* WORK TO DO: Find every line in the records below that holds the word "this", and copy it out.

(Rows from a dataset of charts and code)
>> START

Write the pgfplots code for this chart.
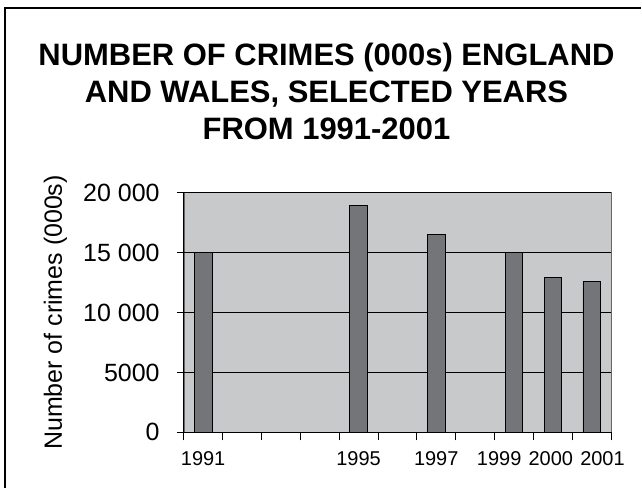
\documentclass[border=0pt]{standalone}
\usepackage{pgfplots}
\pgfplotsset{compat=1.18}
\usepackage{fontspec}
\setmainfont{Liberation Sans}
\definecolor{bgc}{RGB}{200,201,203}
\definecolor{barc}{RGB}{116,117,121}
\begin{document}
\begin{tikzpicture}[x=1pt,y=1pt]
\path (0,0) rectangle (642,489);
\draw[line width=2pt] (5,0) -- (5,480.5) -- (642,480.5);
\node[anchor=north, inner sep=0pt, align=center, font=\fontsize{31}{37.3}\selectfont\bfseries] at (327,446.5)
  {NUMBER OF CRIMES (000s) ENGLAND\\AND WALES, SELECTED YEARS\\FROM 1991-2001};
\begin{axis}[
  at={(184pt,56pt)}, anchor=south west,
  scale only axis, width=428pt, height=240pt,
  xmin=0.5, xmax=11.5, ymin=0, ymax=20000,
  axis x line*=bottom, axis y line*=left,
  axis line style={-, black, line width=0.8pt},
  axis background/.style={fill=bgc, draw=gray!80!black},
  ybar, bar width=17.5pt,
  xtick={1,5,7,8.62,9.95,11.28},
  xticklabels={1991,1995,1997,1999,2000,2001},
  minor xtick={0.5,1.5,...,11.5},
  major x tick style={draw=none},
  minor x tick style={black, line width=0.8pt},
  tick align=outside,
  major tick length=7pt, minor tick length=8pt,
  ytick={0,5000,10000,15000,20000},
  yticklabels={0,5000,10 000,15 000,20 000},
  scaled y ticks=false,
  ymajorgrids, grid style={black, line width=0.6pt},
  y tick style={black, line width=0.8pt},
  /pgf/number format/assume math mode=true,
  xticklabel style={font=\fontsize{20}{24}\selectfont, yshift=-12pt, inner sep=0pt, anchor=north},
  yticklabel style={font=\fontsize{25}{30}\selectfont, inner sep=0pt, anchor=east, xshift=-17pt},
  ylabel={Number of crimes (000s)},
  ylabel style={font=\fontsize{25}{30}\selectfont, at={(axis description cs:0,0.5)}, anchor=base, yshift=122pt},
]
\addplot[fill=barc, draw=black, line width=0.6pt] coordinates {
  (1,15000) (5,18950) (7,16500) (9,15000) (10,12950) (11,12600)
};
\end{axis}
\end{tikzpicture}
\end{document}
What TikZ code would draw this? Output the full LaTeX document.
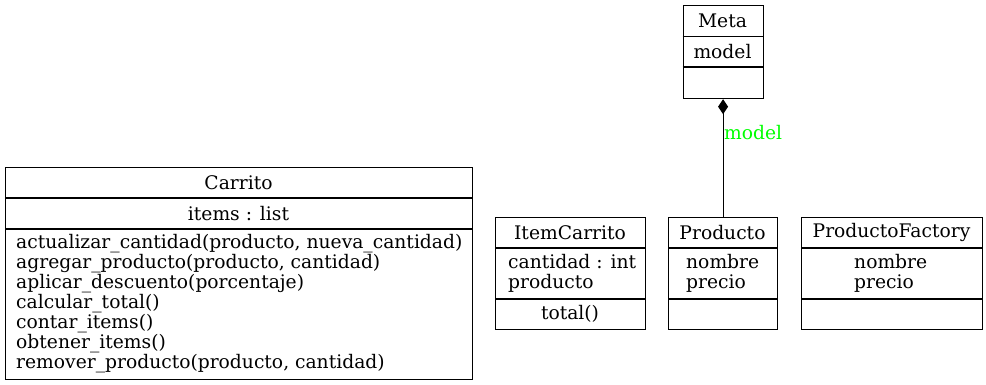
\documentclass[tikz,border=0pt]{standalone}
\usepackage{fontspec}
\setmainfont{DejaVu Serif}
\usetikzlibrary{arrows.meta}
\definecolor{lblgreen}{RGB}{0,255,0}
\begin{document}
\begin{tikzpicture}[x=1pt,y=-1pt,
  every node/.style={font=\fontsize{18.7}{20}\selectfont},
  umlbox/.style={draw,line width=1.2pt,inner sep=0pt,anchor=north west},
  txt/.style={inner sep=0pt},
  block/.style={inner sep=0pt,align=left,anchor=west},
  divider/.style={line width=1.2pt}]
\useasboundingbox (0,0) rectangle (986,385);

% Carrito
\node[umlbox,minimum width=467pt,minimum height=212pt] (carrito) at (5,167) {};
\draw[divider] (5,198) -- (472,198);
\draw[divider] (5,229) -- (472,229);
\node[txt] (carritoT) at (238.5,182.5) {Carrito};
\node[txt] (carritoA) at (238.5,213.5) {items : list};
\node[block] (carritoM) at (16,304) {actualizar\_cantidad(producto, nueva\_cantidad)\\agregar\_producto(producto, cantidad)\\aplicar\_descuento(porcentaje)\\calcular\_total()\\contar\_items()\\obtener\_items()\\remover\_producto(producto, cantidad)};

% ItemCarrito
\node[umlbox,minimum width=150pt,minimum height=112pt] (item) at (495,217) {};
\draw[divider] (495,248) -- (645,248);
\draw[divider] (495,299) -- (645,299);
\node[txt] (itemT) at (570,232.5) {ItemCarrito};
\node[block] (itemA) at (508,273.5) {cantidad : int\\producto};
\node[txt] (itemM) at (570,314) {total()};

% Producto
\node[umlbox,minimum width=109pt,minimum height=112pt] (producto) at (668,217) {};
\draw[divider] (668,248) -- (777,248);
\draw[divider] (668,299) -- (777,299);
\node[txt] (productoT) at (722.5,232.5) {Producto};
\node[block] (productoA) at (686,273.5) {nombre\\precio};

% ProductoFactory
\node[umlbox,minimum width=181pt,minimum height=112pt] (factory) at (801,217) {};
\draw[divider] (801,248) -- (982,248);
\draw[divider] (801,299) -- (982,299);
\node[txt] (factoryT) at (891.5,232.5) {ProductoFactory};
\node[block] (factoryA) at (854,273.5) {nombre\\precio};

% Meta
\node[umlbox,minimum width=80pt,minimum height=93pt] (meta) at (682.5,5) {};
\draw[divider] (682.5,36.5) -- (762.5,36.5);
\draw[divider] (682.5,67) -- (762.5,67);
\node[txt] (metaT) at (722.5,21) {Meta};
\node[txt] (metaA) at (722.5,52) {model};

% composition Meta <>-- Producto
\draw[line width=1.2pt,{Diamond[length=15pt,width=10pt]}-] (meta.south) -- (producto.north)
  node[pos=0.28,right,inner sep=0.5pt,text=lblgreen] (edgelbl) {model};
\end{tikzpicture}
\end{document}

>> END

* RESPONSE:
Write the pgfplots code for this chart.
What TikZ code would draw this? Output the full LaTeX document.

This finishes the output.